Machtkampf mit den Hedgefonds
In den USA hatte die Entscheidung von Robinhood, nur noch den Verkauf der Gamestop-Aktie zuzulassen, einen Sturm der Entrüstung ausgelöst. Am Donnerstag schaltete sich sogar die oberste US-Politik in den Konflikt ein. Der künftige Vorsitzende des Bankenausschusses im US-Senat, Sherrod Brown, kündigte eine Anhörung «zum aktuellen Zustand des Aktienmarkts» an. Es sei an der Zeit für die Börsenaufsicht und den Kongress dafür zu sorgen, dass die Wirtschaft für alle funktioniere.
Die professionellen Investoren hatten im Gegensatz zu dem Flashmob der Usern von Reddit auf fallende Kurse spekuliert. Diese «Shortseller» verkaufen die entsprechende Aktie zuerst, obwohl sie sie noch gar nicht besitzen. Das Papier wird dann bei einem «perfekt» sinkendem Kurs eingekauft, um den Deal zu bedienen. Solche Leerverkäufer setzen darauf: Sich bis zum Termin der Rückgabe billiger mit Papieren einzudecken und die Differenz dann als Gewinn einzustreichen.
User auf Reddit setzten auf steigende Kurse
Die Community von Reddit setzte aber auf steigende Kurse.
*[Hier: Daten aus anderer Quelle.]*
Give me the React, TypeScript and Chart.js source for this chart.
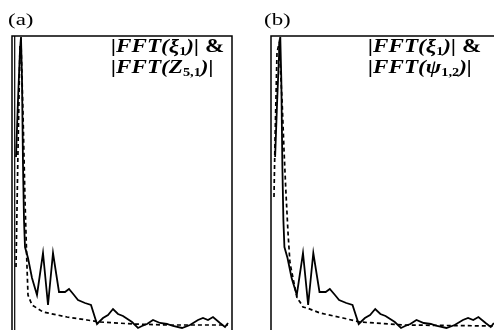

So kam es zu einem regelrechten Kräftemessen mit den Hedgefonds. Diese kamen durch den organisierten Massenkauf der Aktien und den damit verbundenen steigenden Kursen in grosse wirtschaftliche Schwierigkeiten. Sie musste zum Teil Milliarden-Verluste abschreiben.
Tenev bestritt in einem Interview, dass sein Unternehmen von den Playern an der Wall Street unter Druck gesetzt wurde. Robinhood habe selbst nicht genügend freies Kapital gehabt, um die Käufe der heiss gehandelten Aktien mit den notwendigen Einlagen abzusichern.
Robinhood musste kurzfristig über eine Milliarde Dollar bei seinen Investoren auftreiben, um liquide zu bleiben. Dies kann man einem Bericht der «New York Times» entnehmen. Der Kauf-Stopp war eine technische und betriebliche Entscheidung», beteuerte Tenev.
Mit dieser Antwort wollen sich die Betroffenen aber nicht zufriedengeben. Zwei frustrierte Robinhood-Kunden reichten Klagen gegen den Neo-Broker in New York und Chicago ein.
Börsen-Experte Dirk Müller warnte bei ntv.de: «Was bei Gamestop passiert, offenbart, dass Börse kein Spielfeld mehr ist, sondern ein Schlachtfeld.»